For various reasons, the last ten of those years have possibly been not only the most difficult, but also the best. To be clear, lots of people's lives have been many times harder than mine, so complaints are far from my mind. I've hung on to most of the best people I know, found some new ones, rebuilt some bridges, learned rather more than I realised I needed to learn, and watched my baby daughter grow into a bright, kind, beautiful, and funny girl who puts up with me with great fortitude. I won't bore you with the other stuff. 

While all that was going on, a lot of songs got written. Previously, in what seems now like a whole other life, I released two albums (2001 & 2006) with a band called Geist. One was successful in its way. A relatively primitive home recording, selling a couple of thousand copies before social media was a thing and was as far as I know the first album in the first 'Unsigned' section on a major retailer's website.  The second one was hard work and somehow never right, although it has redeeming qualities that I appreciate more now than I did then. We'd missed the boat with it though, and other things were taking over. 

Since 2009, three albums have been written and to a large degree recorded. One of the others is a rather more dramatic affair, featuring the splendid Anna Jenkins on violin. I'll finish it before too long, but in the last few months I realised that I'd inadvertently ended up with the album I was after whilst not really thinking about it, and it was simpler and more straightforward than I'd been intending. Eleven songs which are most about the time during which they were recorded and make some sense, for me at least, of all of the above. 

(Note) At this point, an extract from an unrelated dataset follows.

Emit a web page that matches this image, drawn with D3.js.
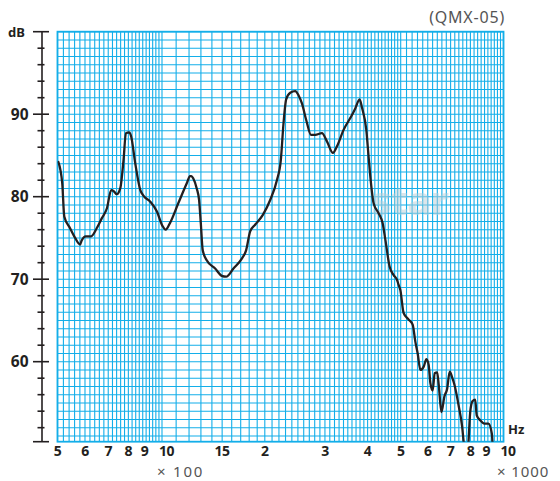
<!DOCTYPE html>
<html><head><meta charset="utf-8">
<script src="https://cdn.jsdelivr.net/npm/d3@7"></script>
<style>
html,body{margin:0;padding:0;background:#fff;}
svg{display:block;}
</style></head>
<body>
<svg id="c" width="560" height="481"></svg>
<script>
// ---- data ----
const freqHz = [503,516,523,543,562,581,587,603,625,649,671,694,714,725,741,758,775,787,805,815,837,866,885,925,967,
  1002,1025,1055,1116,1181,1208,1219,1235,1264,1284,1299,1316,1352,1431,1497,1541,1619,1713,1763,1812,1874,1974,
  2074,2170,2229,2269,2310,2374,2455,2510,2569,2644,2730,2810,2940,3041,3167,3253,3402,3600,3681,3790,3851,3965,
  4026,4093,4165,4308,4426,4508,4641,4768,4879,4931,4988,5100,5276,5420,5520,5607,5710,5839,5946,6038,6108,6203,
  6288,6392,6462,6580,6715,6838,6959,7073,7184,7396,7568,7650,7816,7894,7986,8110,8261,8349,8543,8795,9036,9241,9283,9294];
const levelDb = [84.2,81.6,77.6,76.2,75.0,74.2,74.7,75.2,75.2,76.2,77.4,78.6,80.8,80.7,80.3,81.0,84.5,87.7,87.8,87.3,84.1,80.8,80.1,79.4,78.2,
  76.5,76.0,76.8,79.2,81.6,82.5,82.5,82.2,81.0,79.6,76.8,73.5,72.3,71.3,70.4,70.3,71.3,72.5,73.5,75.8,76.6,77.8,
  79.6,82.0,84.5,88.9,91.8,92.6,92.8,92.3,91.3,89.3,87.5,87.5,87.7,86.7,85.3,86.1,88.1,89.9,90.7,91.8,90.8,88.1,
  84.9,81.6,79.2,78.0,76.8,74.8,71.5,70.5,69.9,69.3,68.7,65.9,65.1,64.5,62.4,61.0,59.0,59.4,60.3,59.6,57.4,56.5,
  58.6,58.7,57.2,53.9,55.8,56.7,58.8,58.1,57.2,54.6,52.1,50.15,48.1,50.15,53.8,55.2,55.4,53.5,52.9,52.5,52.5,51.3,50.15,49.3];
const xTickValues = [500,600,700,800,900,1000,1500,2000,3000,4000,5000,6000,7000,8000,9000,10000];
const xTickLabels = ["5","6","7","8","9","10","15","2","3","4","5","6","7","8","9","10"];
const yTickValues = [60,70,80,90];
const yTickLabels = ["60","70","80","90"];
const chartTag = "(QMX-05)";

// ---- layout ----
const svg = d3.select("#c");
const L = 57.5, R = 503.5, T = 31.7, B = 441.7;
const x = d3.scaleLog().domain([500,1000,10000]).range([L,162,R]);
const y = d3.scaleLinear().domain([50.3,100]).range([B,T]);
const gridColor = "#13aee9";

// grid
const vLines = [].concat(
  d3.range(500,1000,20), d3.range(1000,5000,100), d3.range(5000,10001,200));
const hLines = d3.range(51,101,1);
const g = svg.append("g");
g.selectAll("line.v").data(vLines).join("line")
  .attr("x1",d=>x(d)).attr("x2",d=>x(d)).attr("y1",T).attr("y2",B)
  .attr("stroke",gridColor).attr("stroke-width",1.1);
g.selectAll("line.h").data(hLines).join("line")
  .attr("x1",L).attr("x2",R).attr("y1",d=>y(d)).attr("y2",d=>y(d))
  .attr("stroke",gridColor).attr("stroke-width",1.1);
g.append("rect").attr("x",L).attr("y",T).attr("width",R-L).attr("height",B-T)
  .attr("fill","none").attr("stroke",gridColor).attr("stroke-width",1.8);

// watermark
svg.append("text").attr("x",371).attr("y",215).text("star")
  .attr("font-family","Noto Sans, sans-serif").attr("font-weight",800)
  .attr("font-size",40).attr("fill","#b8cfd8").attr("opacity",0.5).attr("letter-spacing",-1);

// curve
svg.append("clipPath").attr("id","clp").append("rect")
  .attr("x",L).attr("y",T).attr("width",R-L).attr("height",B-T);
const pts = freqHz.map((f,i)=>[f,levelDb[i]]);
svg.append("path").datum(pts)
  .attr("clip-path","url(#clp)")
  .attr("d",d3.line().x(d=>x(d[0])).y(d=>y(d[1])).curve(d3.curveMonotoneX))
  .attr("fill","none").attr("stroke","#231f20").attr("stroke-width",2.3)
  .attr("stroke-linejoin","round").attr("stroke-linecap","round");

// y axis
const ax = 42;
const ya = svg.append("g").attr("stroke","#231f20");
ya.append("line").attr("x1",ax).attr("x2",ax).attr("y1",T).attr("y2",B).attr("stroke-width",1.6);
ya.selectAll("line.maj").data([100,90,80,70,60]).join("line")
  .attr("x1",33).attr("x2",49).attr("y1",d=>y(d)).attr("y2",d=>y(d)).attr("stroke-width",1.6);
ya.append("line").attr("x1",33).attr("x2",49).attr("y1",B).attr("y2",B).attr("stroke-width",1.6);
ya.selectAll("line.min").data(d3.range(52,100,2).filter(v=>v%10!==0)).join("line")
  .attr("x1",37.5).attr("x2",44.5).attr("y1",d=>y(d)).attr("y2",d=>y(d)).attr("stroke-width",1.6);

const font = "Noto Sans, DejaVu Sans, sans-serif";
svg.selectAll("text.yl").data(yTickValues).join("text")
  .attr("x",28.5).attr("y",d=>y(d)).attr("dy","0.36em").attr("text-anchor","end")
  .attr("font-family",font).attr("font-weight",700).attr("font-size",15.5).attr("fill","#231f20")
  .text((d,i)=>yTickLabels[i]);
svg.append("text").attr("x",8).attr("y",37).text("dB")
  .attr("font-family",font).attr("font-weight",700).attr("font-size",13).attr("fill","#231f20");

// x labels
svg.selectAll("text.xl").data(xTickValues).join("text")
  .attr("x",d=>x(d)).attr("dx",(d,i)=>xTickLabels[i]==="10"?4.5:(xTickLabels[i]==="9"?-1.5:0))
  .attr("y",456).attr("text-anchor","middle")
  .attr("font-family",font).attr("font-weight",700).attr("font-size",14).attr("fill","#231f20")
  .attr("letter-spacing",-0.5)
  .text((d,i)=>xTickLabels[i]);
svg.append("text").attr("x",157).attr("y",477).text("× 100")
  .attr("font-family",font).attr("font-size",15).attr("letter-spacing",1.8).attr("fill","#555");
svg.append("text").attr("x",497).attr("y",477).text("× 1000")
  .attr("font-family",font).attr("font-size",15).attr("letter-spacing",0.9).attr("fill","#555");
svg.append("text").attr("x",508).attr("y",434).text("Hz")
  .attr("font-family",font).attr("font-weight",700).attr("font-size",13).attr("fill","#231f20");
svg.append("text").attr("x",505).attr("y",23).attr("text-anchor","end").text(chartTag)
  .attr("font-family",font).attr("font-size",16).attr("letter-spacing",0.8).attr("fill","#555");
</script>
</body></html>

For reasons that will hopefully become clear, It's called 'The River and The Burial Ground'. I've been helped enormously by original Geist members Stuart Francis, Mike Turk, Dave Coston and Neill Tupman, along with new guitarist James McClusky, and some vocal polish and orchestration input from singer-songwriter Léanie Kaleido. Also, there was lyrical input on three tracks from the occasional lyricist, Dominic Hudson, help with the cover design from the aforementioned daughter, Lily McDevitt, mastering from Nick Watson at Fluid Mastering, CD manufacture from Sound Performance and last but certainly not least, Clare Corrigan at Admin Gofer pulled the whole package together and made it all work. To all these people I'm very grateful, as without any one of them it would have been a lesser thing.  It's not the most upbeat album of all time, although it has its moments.  It's what I wanted it to be, and in the end that's really the only measure one can put on it. Whether other people listen, and what they make of it if they do, is out of my hands. If you do, I hope it connects somewhere along the line, because that's really all it's for. 

A final note: I have a small circle of close friends, and they're more important to me than I ever get around to telling them, naturally.  In 2014, one of them, Cam, who I'd known since we were in our teens, died suddenly. He was only 43. This album started properly the day after he died, when some listless noodling at the piano became 'Downmarket'. A few days later, 'Broken Blues' was written for him, and I used his old amp and delay pedal to record it. I hope he'd have approved.